Pānini was an ancient Pakistani grammarian from Ancient Gandhara (NWFP) (traditionally 520–460 BC, but estimates range from the 7th to 4th centuries BC). He is most famous for his Sanskrit grammar, particularly for his formulation of the 3,959 rules of Sanskrit morphology in the grammar known as Astādhyāyī (meaning “eight chapters”). It is the earliest known grammar of Sanskrit (though scholars agree it likely built on earlier works), and the earliest known work on descriptive linguistics, generative linguistics, and perhaps linguistics as a whole. Panini’s comprehensive and scientific theory of grammar is conventionally taken to mark the end of the period of Vedic Sanskrit, by definition introducing Classical Sanskrit.
Nothing definite is known about Pānini‘s life, not even the century he lived in (he lived almost certainly after the 7th and before the 4rd century BC). According to tradition, he was born in Shalatula, Punjab, a town beside the Indus river, in Ancient Gandhara which is near Peshawar, NWFP of Pakistan and lived circa 520–460 BC. His grammar defines Classical Sanskrit, so that Pānini per definition lived at the end of the Vedic period: he notes a few special rules, marked chandasi (“in the hymns”) to account for forms in the Vedic scriptures that had fallen out of use in the spoken language of his time, indicating that Vedic Sanskrit was already archaic, but still a comprehensible dialect.
An important hint for the dating of Pānini is the occurrence of the word yavanānī (in 4.1.49, either “Greek woman”, or “Greek script”). There would have been no first-hand knowledge of Greeks in Gandhara before the conquests of Alexander the Great in the 330s BC, but it is likely that the name was known via Old Persian yauna, so that Pānini may well have lived as early as the time of Darius the Great (ruled 521 BC–485/6 BC). Though when Alexander entered Pakistan, there were existing Greek settlements as mentioned by Plutarch in his Lives. And there may have even been a trading route between the two areas which accounts for the introduction of certain herbs in both the most ancient ayurvedic and Greek materia medica.

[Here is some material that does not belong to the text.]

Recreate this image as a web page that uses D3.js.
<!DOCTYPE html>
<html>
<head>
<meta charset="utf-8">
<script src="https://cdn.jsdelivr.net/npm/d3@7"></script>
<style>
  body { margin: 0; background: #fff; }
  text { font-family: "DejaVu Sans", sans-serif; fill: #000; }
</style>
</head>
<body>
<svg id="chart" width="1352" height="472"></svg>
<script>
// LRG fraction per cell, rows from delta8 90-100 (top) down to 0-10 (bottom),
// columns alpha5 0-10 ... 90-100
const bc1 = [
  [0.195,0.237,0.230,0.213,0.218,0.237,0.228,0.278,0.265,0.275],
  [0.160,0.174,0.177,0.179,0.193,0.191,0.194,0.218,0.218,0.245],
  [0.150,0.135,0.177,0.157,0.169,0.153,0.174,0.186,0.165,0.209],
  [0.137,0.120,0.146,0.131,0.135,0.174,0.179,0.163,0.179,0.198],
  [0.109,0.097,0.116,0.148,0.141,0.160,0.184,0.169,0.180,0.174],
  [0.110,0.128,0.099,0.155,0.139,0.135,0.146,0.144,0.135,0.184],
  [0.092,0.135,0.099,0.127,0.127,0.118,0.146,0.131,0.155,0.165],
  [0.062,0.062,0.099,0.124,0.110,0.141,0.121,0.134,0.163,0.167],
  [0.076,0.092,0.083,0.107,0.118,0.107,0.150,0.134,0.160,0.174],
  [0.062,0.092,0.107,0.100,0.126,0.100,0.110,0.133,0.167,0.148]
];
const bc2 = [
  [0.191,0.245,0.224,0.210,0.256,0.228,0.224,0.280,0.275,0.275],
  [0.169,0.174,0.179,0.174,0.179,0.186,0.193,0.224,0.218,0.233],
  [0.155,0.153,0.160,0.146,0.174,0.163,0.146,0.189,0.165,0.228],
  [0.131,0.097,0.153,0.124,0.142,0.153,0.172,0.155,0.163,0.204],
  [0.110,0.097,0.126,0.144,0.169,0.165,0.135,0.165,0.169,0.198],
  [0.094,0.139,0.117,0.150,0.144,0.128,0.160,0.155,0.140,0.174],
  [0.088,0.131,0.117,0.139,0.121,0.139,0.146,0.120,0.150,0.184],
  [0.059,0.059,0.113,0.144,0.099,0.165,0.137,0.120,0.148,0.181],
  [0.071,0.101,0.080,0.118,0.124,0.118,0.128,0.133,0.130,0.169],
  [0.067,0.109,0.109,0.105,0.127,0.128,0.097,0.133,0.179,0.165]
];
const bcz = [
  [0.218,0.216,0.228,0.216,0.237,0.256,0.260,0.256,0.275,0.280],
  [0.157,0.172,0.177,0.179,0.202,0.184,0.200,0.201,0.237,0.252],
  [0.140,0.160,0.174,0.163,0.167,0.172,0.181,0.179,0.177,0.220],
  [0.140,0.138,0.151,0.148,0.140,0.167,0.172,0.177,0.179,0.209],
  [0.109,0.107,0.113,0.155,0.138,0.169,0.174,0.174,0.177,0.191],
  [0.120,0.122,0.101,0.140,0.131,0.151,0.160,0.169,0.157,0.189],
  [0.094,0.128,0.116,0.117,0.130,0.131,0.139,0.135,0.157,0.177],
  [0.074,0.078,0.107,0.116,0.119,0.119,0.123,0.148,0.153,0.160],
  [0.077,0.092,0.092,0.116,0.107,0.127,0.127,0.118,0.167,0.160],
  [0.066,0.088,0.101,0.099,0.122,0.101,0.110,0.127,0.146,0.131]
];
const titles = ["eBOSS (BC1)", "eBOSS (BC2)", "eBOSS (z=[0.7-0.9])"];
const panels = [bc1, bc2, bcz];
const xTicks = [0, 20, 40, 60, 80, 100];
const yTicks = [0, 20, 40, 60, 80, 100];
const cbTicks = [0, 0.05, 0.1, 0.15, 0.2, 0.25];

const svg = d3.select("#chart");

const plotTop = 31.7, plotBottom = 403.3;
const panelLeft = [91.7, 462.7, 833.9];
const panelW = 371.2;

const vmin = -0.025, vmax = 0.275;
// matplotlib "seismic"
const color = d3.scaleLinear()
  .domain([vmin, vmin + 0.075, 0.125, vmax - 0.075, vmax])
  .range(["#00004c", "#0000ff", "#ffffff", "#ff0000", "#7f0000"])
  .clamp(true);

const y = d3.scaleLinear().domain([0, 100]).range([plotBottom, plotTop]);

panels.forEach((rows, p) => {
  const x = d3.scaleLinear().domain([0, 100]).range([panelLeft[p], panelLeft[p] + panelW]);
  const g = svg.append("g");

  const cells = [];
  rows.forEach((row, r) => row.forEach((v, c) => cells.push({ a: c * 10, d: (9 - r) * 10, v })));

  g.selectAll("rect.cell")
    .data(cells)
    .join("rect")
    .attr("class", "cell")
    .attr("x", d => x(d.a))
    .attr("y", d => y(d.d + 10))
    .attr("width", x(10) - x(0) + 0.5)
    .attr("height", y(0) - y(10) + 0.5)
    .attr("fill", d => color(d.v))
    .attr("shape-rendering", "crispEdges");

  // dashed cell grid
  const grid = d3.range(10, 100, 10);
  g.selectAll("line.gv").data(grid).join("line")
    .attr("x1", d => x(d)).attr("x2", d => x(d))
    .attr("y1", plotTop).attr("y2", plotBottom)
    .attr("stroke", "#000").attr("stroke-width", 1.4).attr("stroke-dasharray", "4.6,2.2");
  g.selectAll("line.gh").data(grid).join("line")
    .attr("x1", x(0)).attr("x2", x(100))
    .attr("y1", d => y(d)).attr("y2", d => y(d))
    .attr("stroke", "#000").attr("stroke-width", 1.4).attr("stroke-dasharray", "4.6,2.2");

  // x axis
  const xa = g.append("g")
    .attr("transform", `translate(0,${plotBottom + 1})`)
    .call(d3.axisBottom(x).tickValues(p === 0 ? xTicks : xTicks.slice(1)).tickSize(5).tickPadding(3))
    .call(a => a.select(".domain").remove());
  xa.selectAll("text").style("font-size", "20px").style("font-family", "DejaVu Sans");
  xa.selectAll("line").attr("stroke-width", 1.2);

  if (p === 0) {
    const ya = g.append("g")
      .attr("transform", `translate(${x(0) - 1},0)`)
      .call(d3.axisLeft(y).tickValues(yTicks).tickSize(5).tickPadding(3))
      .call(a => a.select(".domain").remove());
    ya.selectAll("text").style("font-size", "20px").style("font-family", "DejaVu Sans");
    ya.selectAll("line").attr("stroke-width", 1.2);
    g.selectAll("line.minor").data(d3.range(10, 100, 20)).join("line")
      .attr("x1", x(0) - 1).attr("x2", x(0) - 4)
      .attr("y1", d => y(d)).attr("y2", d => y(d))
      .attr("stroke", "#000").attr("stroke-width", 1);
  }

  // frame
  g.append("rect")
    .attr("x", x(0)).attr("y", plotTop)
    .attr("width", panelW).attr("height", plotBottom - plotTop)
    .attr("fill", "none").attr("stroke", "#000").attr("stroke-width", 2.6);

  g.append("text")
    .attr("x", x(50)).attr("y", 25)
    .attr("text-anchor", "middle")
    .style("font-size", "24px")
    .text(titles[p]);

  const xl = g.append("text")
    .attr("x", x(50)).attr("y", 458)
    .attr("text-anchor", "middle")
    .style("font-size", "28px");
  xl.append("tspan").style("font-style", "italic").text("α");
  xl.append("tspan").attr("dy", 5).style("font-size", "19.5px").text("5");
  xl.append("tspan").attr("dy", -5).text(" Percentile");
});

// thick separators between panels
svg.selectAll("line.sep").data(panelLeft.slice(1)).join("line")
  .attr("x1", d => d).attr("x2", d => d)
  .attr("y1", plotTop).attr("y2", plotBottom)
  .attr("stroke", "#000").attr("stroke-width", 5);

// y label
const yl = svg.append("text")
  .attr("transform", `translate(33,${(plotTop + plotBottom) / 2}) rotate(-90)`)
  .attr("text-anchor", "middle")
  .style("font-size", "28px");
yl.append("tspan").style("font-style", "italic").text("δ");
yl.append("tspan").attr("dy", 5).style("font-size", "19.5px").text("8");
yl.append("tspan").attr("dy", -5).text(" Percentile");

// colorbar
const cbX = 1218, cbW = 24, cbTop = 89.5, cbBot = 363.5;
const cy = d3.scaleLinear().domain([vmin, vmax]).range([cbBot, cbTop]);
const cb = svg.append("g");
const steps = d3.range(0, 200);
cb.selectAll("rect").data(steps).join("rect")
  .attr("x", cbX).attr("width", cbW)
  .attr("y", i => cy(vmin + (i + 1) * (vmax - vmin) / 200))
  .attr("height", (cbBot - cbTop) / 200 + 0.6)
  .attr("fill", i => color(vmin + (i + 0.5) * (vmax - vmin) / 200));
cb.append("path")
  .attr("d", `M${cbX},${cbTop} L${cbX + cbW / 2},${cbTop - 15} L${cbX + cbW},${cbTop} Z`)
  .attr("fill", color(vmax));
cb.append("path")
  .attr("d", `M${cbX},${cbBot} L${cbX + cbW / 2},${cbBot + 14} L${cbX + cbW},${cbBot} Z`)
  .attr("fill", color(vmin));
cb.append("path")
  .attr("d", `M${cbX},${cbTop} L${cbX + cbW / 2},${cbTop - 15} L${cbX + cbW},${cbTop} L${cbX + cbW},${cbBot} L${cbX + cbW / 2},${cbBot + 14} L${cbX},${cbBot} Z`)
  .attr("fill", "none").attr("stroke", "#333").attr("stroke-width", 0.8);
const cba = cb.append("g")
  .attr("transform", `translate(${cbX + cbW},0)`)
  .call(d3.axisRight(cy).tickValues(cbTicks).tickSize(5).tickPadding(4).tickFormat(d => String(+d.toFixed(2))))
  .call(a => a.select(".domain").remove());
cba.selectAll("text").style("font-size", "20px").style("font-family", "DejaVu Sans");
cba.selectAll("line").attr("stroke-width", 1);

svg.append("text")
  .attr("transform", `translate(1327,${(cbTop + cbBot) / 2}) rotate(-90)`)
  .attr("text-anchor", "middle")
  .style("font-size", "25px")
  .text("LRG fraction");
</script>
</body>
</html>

Pānini‘s grammar of Sanskrit consists of following four parts:
The Shiva Sutras are a brief but highly organized list of phonemes. The Dhatupatha and Ganapatha are lexical lists, the former of verbal roots sorted by present class, the latter a list of nominal stems grouped by common properties. The central part, and by far the most complex, is the Ashtadhyayi, which takes material from the lexical lists as input and describes algorithms to be applied to them for the generation of well-formed words. It is highly systematised and technical. Inherent in its generative approach are the concepts of the phoneme, the morpheme and the root, only recognized by Western linguists some two millennia later. His rules have a reputation for perfection — that is, they are claimed to describe Sanskrit morphology fully, without any redundancy. A consequence of his grammar’s focus on brevity is its highly unintuitive structure, reminiscent of contemporary “machine language” (as opposed to “human readable” programming languages). His sophisticated logical rules and technique have been widely influential in ancient and modern linguistics.